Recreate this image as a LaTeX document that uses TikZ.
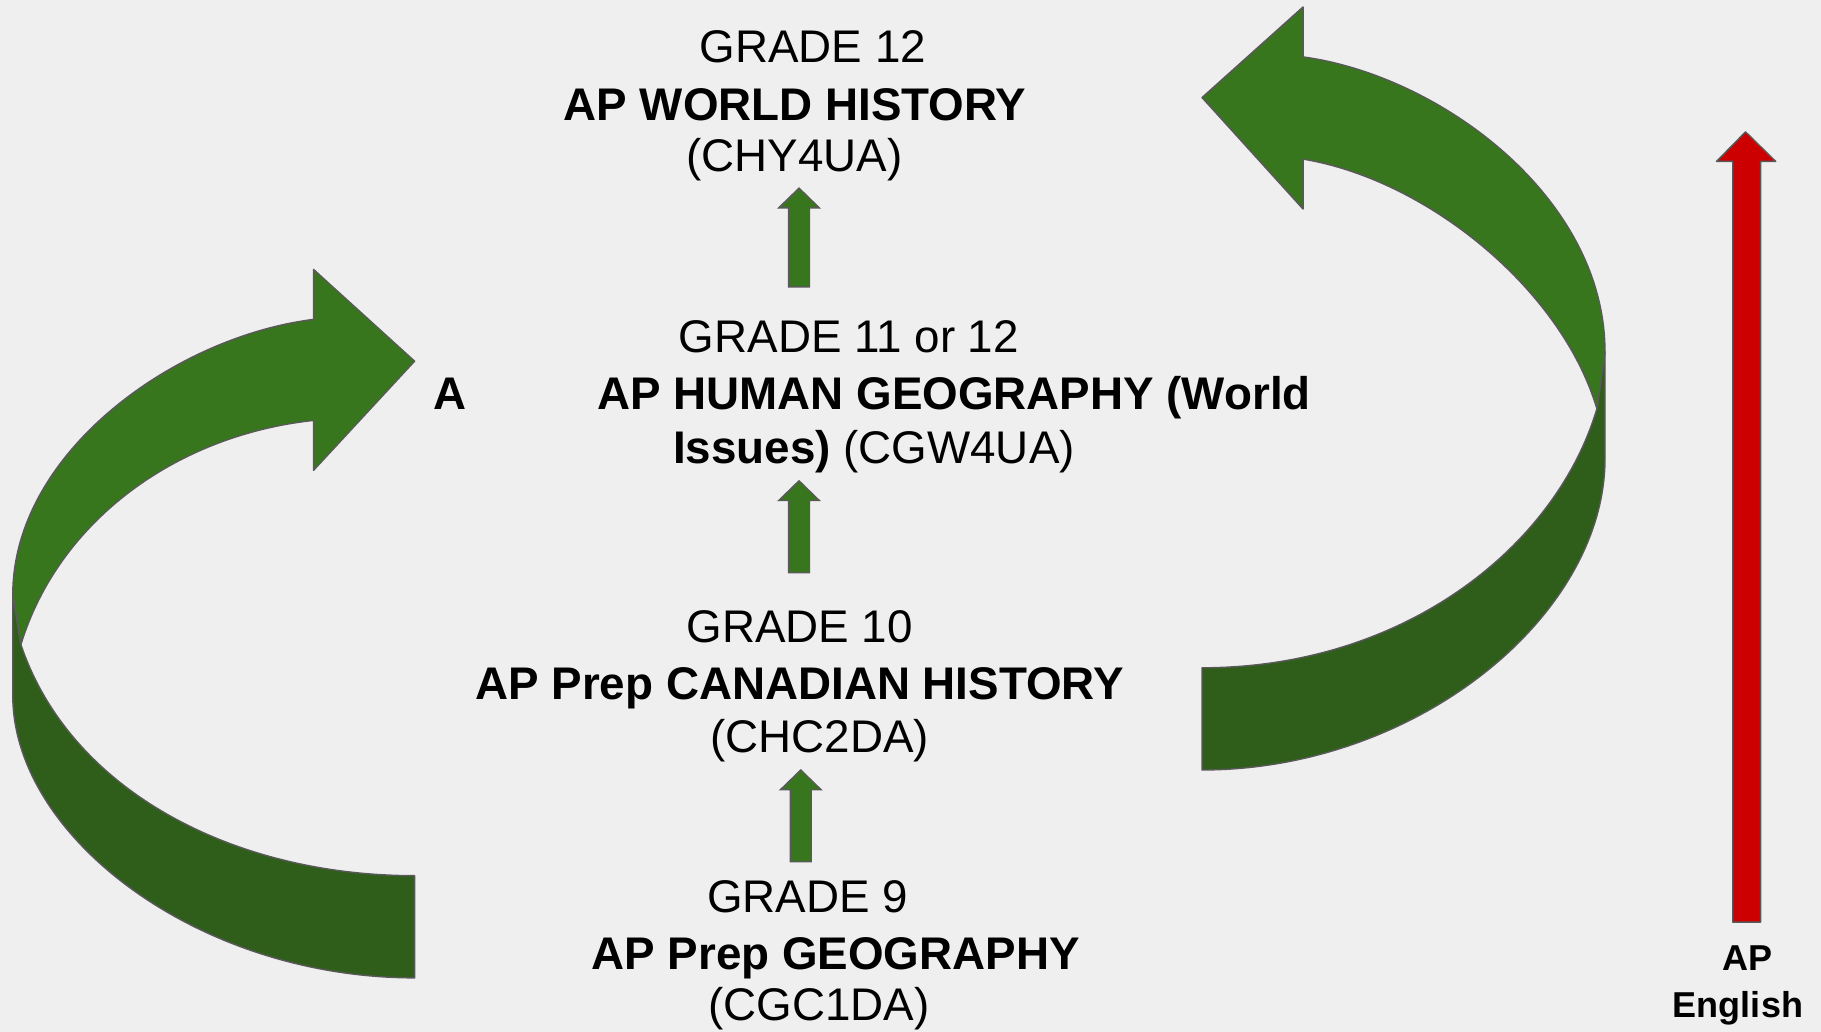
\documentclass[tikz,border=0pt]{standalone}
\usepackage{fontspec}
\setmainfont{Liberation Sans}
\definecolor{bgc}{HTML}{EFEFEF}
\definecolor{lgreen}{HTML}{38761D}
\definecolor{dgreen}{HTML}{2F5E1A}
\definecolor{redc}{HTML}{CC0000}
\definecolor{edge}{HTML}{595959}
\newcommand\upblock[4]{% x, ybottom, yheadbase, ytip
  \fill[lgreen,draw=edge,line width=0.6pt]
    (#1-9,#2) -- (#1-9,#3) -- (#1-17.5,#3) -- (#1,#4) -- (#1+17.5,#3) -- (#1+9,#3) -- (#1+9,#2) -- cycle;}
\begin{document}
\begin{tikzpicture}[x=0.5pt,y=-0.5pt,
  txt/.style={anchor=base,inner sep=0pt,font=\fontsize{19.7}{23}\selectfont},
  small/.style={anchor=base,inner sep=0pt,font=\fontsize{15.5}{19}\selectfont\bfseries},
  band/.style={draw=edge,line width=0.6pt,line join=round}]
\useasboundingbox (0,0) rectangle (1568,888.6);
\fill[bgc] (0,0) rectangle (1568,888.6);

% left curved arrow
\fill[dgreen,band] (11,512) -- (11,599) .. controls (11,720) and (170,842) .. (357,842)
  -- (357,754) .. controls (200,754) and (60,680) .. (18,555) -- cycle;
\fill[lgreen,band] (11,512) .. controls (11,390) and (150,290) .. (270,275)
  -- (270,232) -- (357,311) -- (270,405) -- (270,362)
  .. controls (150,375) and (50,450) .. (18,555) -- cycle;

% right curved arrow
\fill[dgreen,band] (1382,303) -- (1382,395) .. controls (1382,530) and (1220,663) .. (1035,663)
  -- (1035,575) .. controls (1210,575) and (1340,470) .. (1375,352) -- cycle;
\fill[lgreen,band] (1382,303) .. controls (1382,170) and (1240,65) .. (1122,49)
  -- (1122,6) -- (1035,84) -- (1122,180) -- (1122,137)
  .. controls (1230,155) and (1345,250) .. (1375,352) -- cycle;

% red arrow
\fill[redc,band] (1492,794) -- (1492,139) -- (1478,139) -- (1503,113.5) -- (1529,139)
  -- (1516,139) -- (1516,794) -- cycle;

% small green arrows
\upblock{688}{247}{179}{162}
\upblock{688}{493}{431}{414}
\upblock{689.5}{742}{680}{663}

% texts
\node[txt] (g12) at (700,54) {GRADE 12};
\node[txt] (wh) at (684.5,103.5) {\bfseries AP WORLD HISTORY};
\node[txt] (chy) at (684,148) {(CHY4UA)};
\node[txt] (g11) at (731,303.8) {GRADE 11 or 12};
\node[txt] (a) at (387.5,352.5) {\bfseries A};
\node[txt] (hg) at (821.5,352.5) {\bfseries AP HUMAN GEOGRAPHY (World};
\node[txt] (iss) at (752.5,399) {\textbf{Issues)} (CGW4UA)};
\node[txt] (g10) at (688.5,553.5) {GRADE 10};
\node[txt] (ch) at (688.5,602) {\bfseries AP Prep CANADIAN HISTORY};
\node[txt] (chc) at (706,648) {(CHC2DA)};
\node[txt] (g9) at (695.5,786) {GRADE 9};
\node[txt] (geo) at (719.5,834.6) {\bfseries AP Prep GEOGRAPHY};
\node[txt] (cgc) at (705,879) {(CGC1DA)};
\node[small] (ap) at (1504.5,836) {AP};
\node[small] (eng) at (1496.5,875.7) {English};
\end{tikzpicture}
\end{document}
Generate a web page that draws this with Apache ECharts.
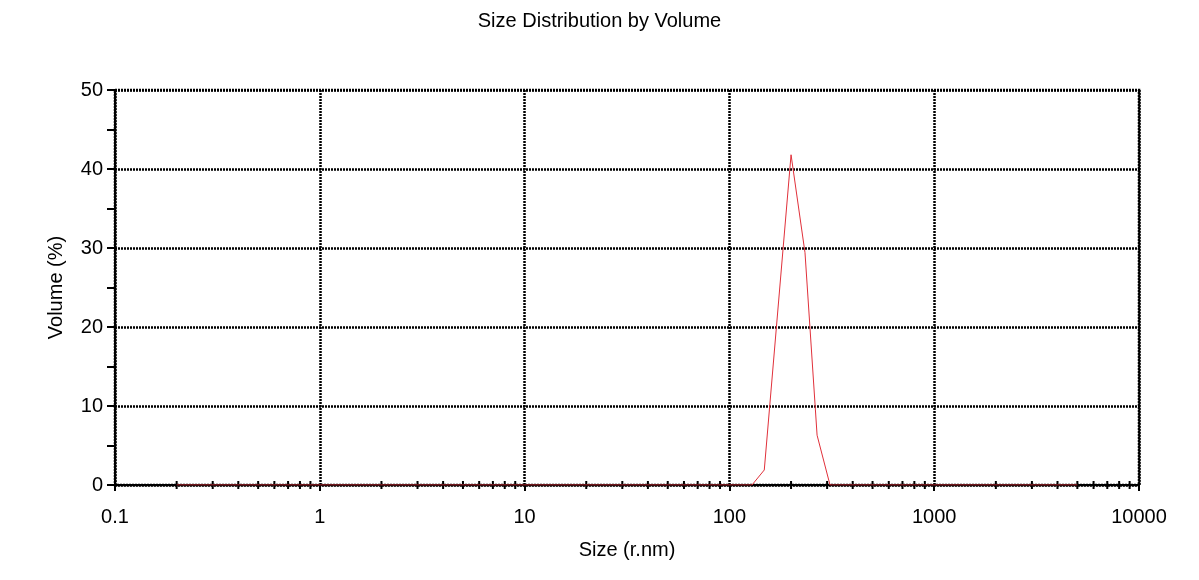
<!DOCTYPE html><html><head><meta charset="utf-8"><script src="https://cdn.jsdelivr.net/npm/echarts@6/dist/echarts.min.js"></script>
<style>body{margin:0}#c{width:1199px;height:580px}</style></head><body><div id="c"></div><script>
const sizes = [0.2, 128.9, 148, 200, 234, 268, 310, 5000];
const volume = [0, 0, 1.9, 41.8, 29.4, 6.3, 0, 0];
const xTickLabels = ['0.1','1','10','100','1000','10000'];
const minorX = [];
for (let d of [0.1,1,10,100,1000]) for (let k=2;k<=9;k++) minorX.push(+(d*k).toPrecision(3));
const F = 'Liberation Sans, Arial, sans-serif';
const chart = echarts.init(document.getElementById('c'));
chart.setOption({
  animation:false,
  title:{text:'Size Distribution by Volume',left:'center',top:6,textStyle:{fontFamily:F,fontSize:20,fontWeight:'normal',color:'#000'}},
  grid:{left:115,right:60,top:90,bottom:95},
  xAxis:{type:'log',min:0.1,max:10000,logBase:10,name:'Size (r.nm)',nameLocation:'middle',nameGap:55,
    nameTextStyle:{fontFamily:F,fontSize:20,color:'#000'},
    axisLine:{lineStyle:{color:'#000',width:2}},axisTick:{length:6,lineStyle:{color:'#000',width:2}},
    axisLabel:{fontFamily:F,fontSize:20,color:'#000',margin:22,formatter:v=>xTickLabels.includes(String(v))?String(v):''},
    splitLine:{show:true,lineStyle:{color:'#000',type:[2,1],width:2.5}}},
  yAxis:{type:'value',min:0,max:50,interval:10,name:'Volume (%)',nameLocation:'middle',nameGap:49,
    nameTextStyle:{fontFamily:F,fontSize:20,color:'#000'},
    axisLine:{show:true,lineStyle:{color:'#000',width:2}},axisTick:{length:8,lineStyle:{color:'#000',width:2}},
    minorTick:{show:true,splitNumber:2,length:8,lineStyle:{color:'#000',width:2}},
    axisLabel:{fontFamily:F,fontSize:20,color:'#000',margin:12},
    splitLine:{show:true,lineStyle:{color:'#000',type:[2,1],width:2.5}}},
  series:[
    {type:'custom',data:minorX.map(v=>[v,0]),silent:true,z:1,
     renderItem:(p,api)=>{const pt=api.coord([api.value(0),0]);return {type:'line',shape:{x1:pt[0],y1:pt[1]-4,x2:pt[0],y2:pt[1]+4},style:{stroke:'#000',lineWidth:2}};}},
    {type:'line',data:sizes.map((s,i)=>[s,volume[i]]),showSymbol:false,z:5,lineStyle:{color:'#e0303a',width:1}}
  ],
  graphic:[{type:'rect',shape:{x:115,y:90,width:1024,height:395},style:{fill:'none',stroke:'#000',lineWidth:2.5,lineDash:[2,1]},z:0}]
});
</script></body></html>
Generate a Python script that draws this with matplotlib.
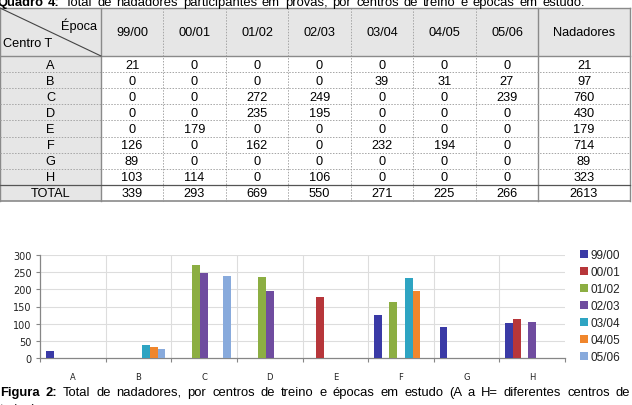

###

◆ Exercise
Copy out each line of the records where the string "this" appears.

◆ Solved exercise
Recreate this image as a LaTeX document that uses TikZ.
Generate a web page that draws this with Apache ECharts.
Generate a Python script that draws this with matplotlib.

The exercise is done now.